**What to produce:** Begin with the line holding "Rebuild this chart", end with the line holding "0.12, 0.14, 0.18]", and repeat every line in between exactly, without pictures.

Rows from a dataset of charts and code:
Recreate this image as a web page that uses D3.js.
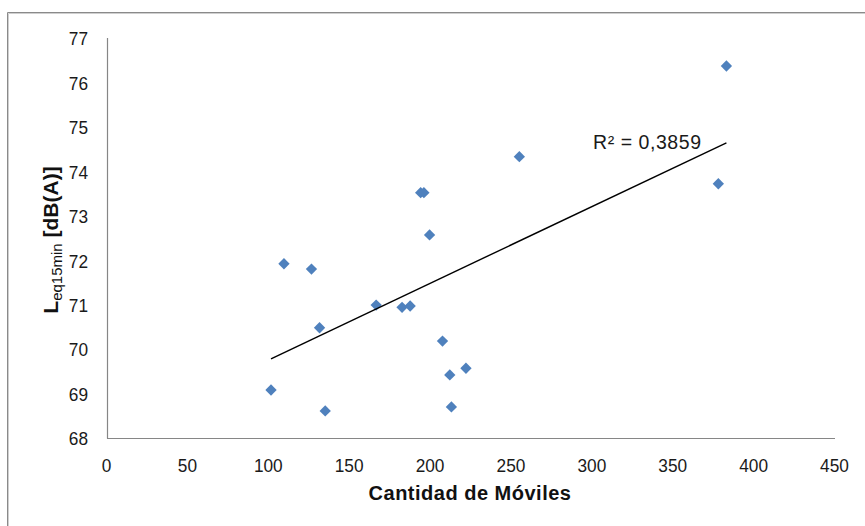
<!DOCTYPE html>
<html>
<head>
<meta charset="utf-8">
<script src="https://cdn.jsdelivr.net/npm/d3@7"></script>
<style>
  html, body { margin: 0; padding: 0; background: #ffffff; }
  svg { display: block; }
</style>
</head>
<body>
<svg id="chart" width="865" height="526"></svg>
<script>
// ---- data ----
const cantidadMoviles = [102, 110, 127, 132, 135.5, 167, 183, 188, 194.5, 196.5, 200, 208, 212.5, 213.5, 222.5, 255.5, 378.5, 383.5];
const leq15min        = [69.08, 71.92, 71.80, 70.48, 68.61, 70.99, 70.94, 70.97, 73.52, 73.52, 72.57, 70.18, 69.42, 68.70, 69.57, 74.33, 73.72, 76.37];
const xTicks = [0, 50, 100, 150, 200, 250, 300, 350, 400, 450];
const yTicks = [68, 69, 70, 71, 72, 73, 74, 75, 76, 77];
const r2Label = "R² = 0,3859";
const xTitle = "Cantidad de Móviles";

const svg = d3.select("#chart");
const W = 865, H = 526;

const tickFont = "'Liberation Sans', Arial, sans-serif";
const tickSize = 19;
const boldFont = "'Liberation Sans', Arial, sans-serif";

// outer chart border (only top/left visible in the crop)
svg.append("line").attr("x1", 7.5).attr("y1", 12.5).attr("x2", W).attr("y2", 12.5).attr("stroke", "#8a8a8a");
svg.append("line").attr("x1", 8.5).attr("y1", 13.5).attr("x2", W).attr("y2", 13.5).attr("stroke", "#cfcfcf");
svg.append("line").attr("x1", 7.5).attr("y1", 12.5).attr("x2", 7.5).attr("y2", H).attr("stroke", "#8a8a8a");
svg.append("line").attr("x1", 8.5).attr("y1", 13.5).attr("x2", 8.5).attr("y2", H).attr("stroke", "#cfcfcf");

const x = d3.scaleLinear().domain([0, 450]).range([106, 834]);
const y = d3.scaleLinear().domain([68, 77]).range([438, 38]);

const axisColor = "#868686";

// axes lines
svg.append("line").attr("x1", 107.5).attr("x2", 107.5).attr("y1", y(77)).attr("y2", y(68) + 0.5)
  .attr("stroke", axisColor).attr("stroke-width", 1.2);
svg.append("line").attr("x1", 107).attr("x2", 835).attr("y1", y(68) + 0.5).attr("y2", y(68) + 0.5)
  .attr("stroke", axisColor).attr("stroke-width", 1.2);

// condense tick labels horizontally (reference uses tall, narrow digits)
function condense(sel, digitW) {
  sel.each(function () {
    const t = d3.select(this);
    const s = t.text();
    t.attr("textLength", s.length * digitW).attr("lengthAdjust", "spacingAndGlyphs");
  });
}

// y tick labels
const yAxis = d3.axisLeft(y).tickValues(yTicks).tickSize(0).tickPadding(0).tickFormat(d3.format("d"));
const gy = svg.append("g").attr("transform", "translate(88,0)").call(yAxis);
gy.select(".domain").remove();
gy.selectAll("text").attr("font-family", tickFont).attr("font-size", tickSize).attr("fill", "#1a1a1a")
  .attr("x", 0).attr("dy", "0.36em").call(condense, 9.6);

// x tick labels
const xAxis = d3.axisBottom(x).tickValues(xTicks).tickSize(0).tickPadding(0).tickFormat(d3.format("d"));
const gx = svg.append("g").attr("transform", "translate(0,471.5)").call(xAxis);
gx.select(".domain").remove();
gx.selectAll("text").attr("font-family", tickFont).attr("font-size", tickSize).attr("fill", "#1a1a1a")
  .attr("y", 0).attr("dy", 0).call(condense, 9.6);

// linear regression trend line (least squares over the data)
const n = cantidadMoviles.length;
const mx = d3.mean(cantidadMoviles), my = d3.mean(leq15min);
let sxy = 0, sxx = 0;
for (let i = 0; i < n; i++) {
  sxy += (cantidadMoviles[i] - mx) * (leq15min[i] - my);
  sxx += (cantidadMoviles[i] - mx) ** 2;
}
const slope = sxy / sxx, intercept = my - slope * mx;
const [xmin, xmax] = d3.extent(cantidadMoviles);
const trend = [[xmin, intercept + slope * xmin], [xmax, intercept + slope * xmax]];

// points
const pts = cantidadMoviles.map((v, i) => [v, leq15min[i]]);
const diamond = d3.symbol().type(d3.symbolSquare).size(64);
svg.append("g").selectAll("path").data(pts).join("path")
  .attr("d", diamond)
  .attr("transform", d => `translate(${x(d[0])},${y(d[1])}) rotate(45)`)
  .attr("fill", "#4F81BD");

svg.append("path")
  .datum(trend)
  .attr("d", d3.line().x(d => x(d[0])).y(d => y(d[1])))
  .attr("stroke", "#000").attr("stroke-width", 1.4).attr("fill", "none");

// R² label
svg.append("text").attr("x", 593).attr("y", 149)
  .attr("font-family", tickFont).attr("font-size", 19.5)
  .attr("textLength", 108).attr("lengthAdjust", "spacing")
  .attr("fill", "#1a1a1a").text(r2Label);

// x-axis title
svg.append("text").attr("x", 470).attr("y", 500).attr("text-anchor", "middle")
  .attr("font-family", boldFont).attr("font-weight", "bold").attr("font-size", 20)
  .attr("letter-spacing", 0.5).attr("fill", "#111").text(xTitle);

// y-axis title: L with subscript eq15min, then [dB(A)]
const yt = svg.append("text")
  .attr("transform", "translate(58,240) rotate(-90)")
  .attr("text-anchor", "middle")
  .attr("font-family", boldFont).attr("fill", "#111");
yt.append("tspan").attr("font-weight", "bold").attr("font-size", 21).text("L");
yt.append("tspan").attr("font-size", 15).attr("dy", 4).text("eq15min");
yt.append("tspan").attr("font-weight", "bold").attr("font-size", 21).attr("dy", -4).text(" [dB(A)]");
</script>
</body>
</html>
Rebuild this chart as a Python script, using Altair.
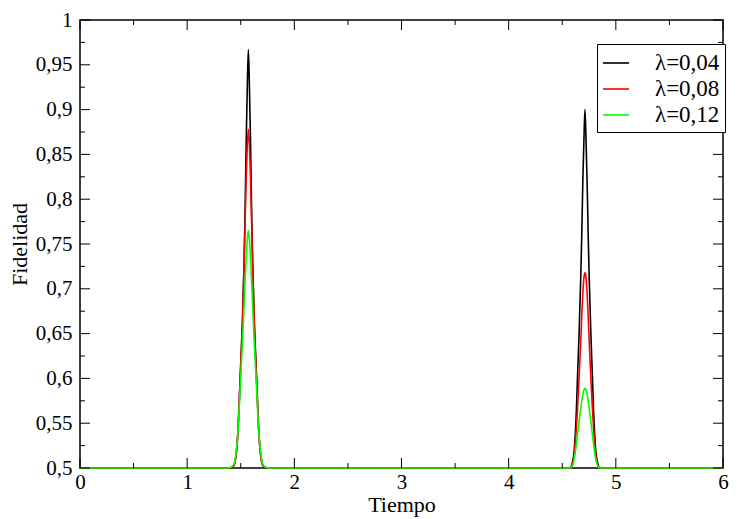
import altair as alt
import pandas as pd

# ---- data ----
series_names = ["λ=0,04", "λ=0,08", "λ=0,12"]
series_colors = ["#000000", "#ff0000", "#00ff00"]

peak_centers = [1.571, 4.712]
# half-profile offsets from each peak centre (time units)
offsets = [0.0, 0.01, 0.02, 0.03, 0.04, 0.055, 0.07, 0.08, 0.10, 0.12, 0.14, 0.18]

black_peak1 = [0.967, 0.925, 0.865, 0.79, 0.73, 0.665, 0.62, 0.59, 0.535, 0.51, 0.502, 0.5]
red_peak1 = [0.878, 0.86, 0.825, 0.775, 0.725, 0.662, 0.617, 0.588, 0.535, 0.51, 0.502, 0.5]
green_peak1 = [0.765, 0.755, 0.735, 0.71, 0.68, 0.64, 0.605, 0.58, 0.535, 0.512, 0.503, 0.5]

black_peak2 = [0.90, 0.865, 0.82, 0.76, 0.71, 0.65, 0.60, 0.565, 0.52, 0.505, 0.5, 0.5]
red_peak2 = [0.718, 0.712, 0.695, 0.67, 0.64, 0.60, 0.565, 0.545, 0.515, 0.503, 0.5, 0.5]
green_peak2 = [0.589, 0.587, 0.582, 0.575, 0.566, 0.552, 0.537, 0.527, 0.51, 0.502, 0.5, 0.5]

baseline_value = 0.5
t_start, t_end = 0.0, 6.0

x_major = [0, 1, 2, 3, 4, 5, 6]
x_minor = [0.5, 1.5, 2.5, 3.5, 4.5, 5.5]
y_major = [0.5, 0.55, 0.6, 0.65, 0.7, 0.75, 0.8, 0.85, 0.9, 0.95, 1.0]
y_minor = [0.525, 0.575, 0.625, 0.675, 0.725, 0.775, 0.825, 0.875, 0.925, 0.975]

profiles = {
    "λ=0,04": [black_peak1, black_peak2],
    "λ=0,08": [red_peak1, red_peak2],
    "λ=0,12": [green_peak1, green_peak2],
}

rows = []
for name in series_names:
    pts = [(t_start, baseline_value)]
    for c, prof in zip(peak_centers, profiles[name]):
        for d, v in zip(reversed(offsets), reversed(prof)):
            pts.append((round(c - d, 4), v))
        for d, v in zip(offsets[1:], prof[1:]):
            pts.append((round(c + d, 4), v))
    pts.append((t_end, baseline_value))
    for i, (x, y) in enumerate(pts):
        rows.append({"t": x, "f": y, "serie": name, "o": i})
df = pd.DataFrame(rows)

W, H = 643, 448
FONT = "Liberation Serif"

xscale = alt.Scale(domain=[0, 6], nice=False, zero=False)
yscale = alt.Scale(domain=[0.5, 1.0], nice=False, zero=False)

xaxis = alt.Axis(values=x_major, format="d", ticks=False, domain=False, grid=False,
                 labelFlush=False, labelOverlap=False,
                 labelFont=FONT, labelFontSize=21, labelColor="black", labelPadding=3,
                 titleFont=FONT, titleFontSize=22, titleFontWeight="normal",
                 titleColor="black", titlePadding=2)
yaxis = alt.Axis(values=y_major, ticks=False, domain=False, grid=False,
                 labelFlush=False, labelOverlap=False,
                 labelExpr="replace(format(datum.value, '.2~f'), '.', ',')",
                 labelFont=FONT, labelFontSize=21, labelColor="black", labelPadding=8,
                 titleFont=FONT, titleFontSize=22, titleFontWeight="normal",
                 titleColor="black", titlePadding=4)

lines = alt.Chart(df).mark_line(strokeWidth=1.6, interpolate="monotone").encode(
    x=alt.X("t:Q", scale=xscale, title="Tiempo", axis=xaxis),
    y=alt.Y("f:Q", scale=yscale, title="Fidelidad", axis=yaxis),
    color=alt.Color("serie:N", sort=series_names,
                    scale=alt.Scale(domain=series_names, range=series_colors),
                    legend=alt.Legend(orient="none", legendX=517, legendY=24, title=None,
                                      symbolType="stroke", symbolSize=676, symbolStrokeWidth=1.6,
                                      labelFont=FONT, labelFontSize=23, labelColor="black",
                                      labelOffset=25, padding=5, rowPadding=0,
                                      strokeColor="black", fillColor="white", labelLimit=300)),
    order="o:Q",
)

xmaj = pd.DataFrame({"v": x_major})
xmin = pd.DataFrame({"v": x_minor})
ymaj = pd.DataFrame({"v": y_major})
ymin = pd.DataFrame({"v": y_minor})


def xticks(data, length):
    bottom = alt.Chart(data).mark_rule(color="black", strokeWidth=1).encode(
        x=alt.X("v:Q", scale=xscale, title="Tiempo", axis=xaxis),
        y=alt.value(H), y2=alt.value(H - length))
    top = alt.Chart(data).mark_rule(color="black", strokeWidth=1).encode(
        x=alt.X("v:Q", scale=xscale, title="Tiempo", axis=xaxis),
        y=alt.value(0), y2=alt.value(length))
    return [bottom, top]


def yticks(data, length):
    left = alt.Chart(data).mark_rule(color="black", strokeWidth=1).encode(
        y=alt.Y("v:Q", scale=yscale, title="Fidelidad", axis=yaxis),
        x=alt.value(0), x2=alt.value(length))
    right = alt.Chart(data).mark_rule(color="black", strokeWidth=1).encode(
        y=alt.Y("v:Q", scale=yscale, title="Fidelidad", axis=yaxis),
        x=alt.value(W), x2=alt.value(W - length))
    return [left, right]


tick_layers = xticks(xmaj, 10) + xticks(xmin, 5) + yticks(ymaj, 10) + yticks(ymin, 5)

chart = alt.layer(lines, *tick_layers).properties(
    width=W, height=H,
    autosize=alt.AutoSizeParams(type="none"),
    padding={"left": 72, "top": 12, "right": 8, "bottom": 51},
    background="white",
).configure_view(stroke="black", strokeWidth=1.5)

chart.save("out.html", embed_options={"renderer": "svg", "actions": False})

**Task solution:**
Rebuild this chart as a Python script, using Altair.
import altair as alt
import pandas as pd

# ---- data ----
series_names = ["λ=0,04", "λ=0,08", "λ=0,12"]
series_colors = ["#000000", "#ff0000", "#00ff00"]

peak_centers = [1.571, 4.712]
# half-profile offsets from each peak centre (time units)
offsets = [0.0, 0.01, 0.02, 0.03, 0.04, 0.055, 0.07, 0.08, 0.10, 0.12, 0.14, 0.18]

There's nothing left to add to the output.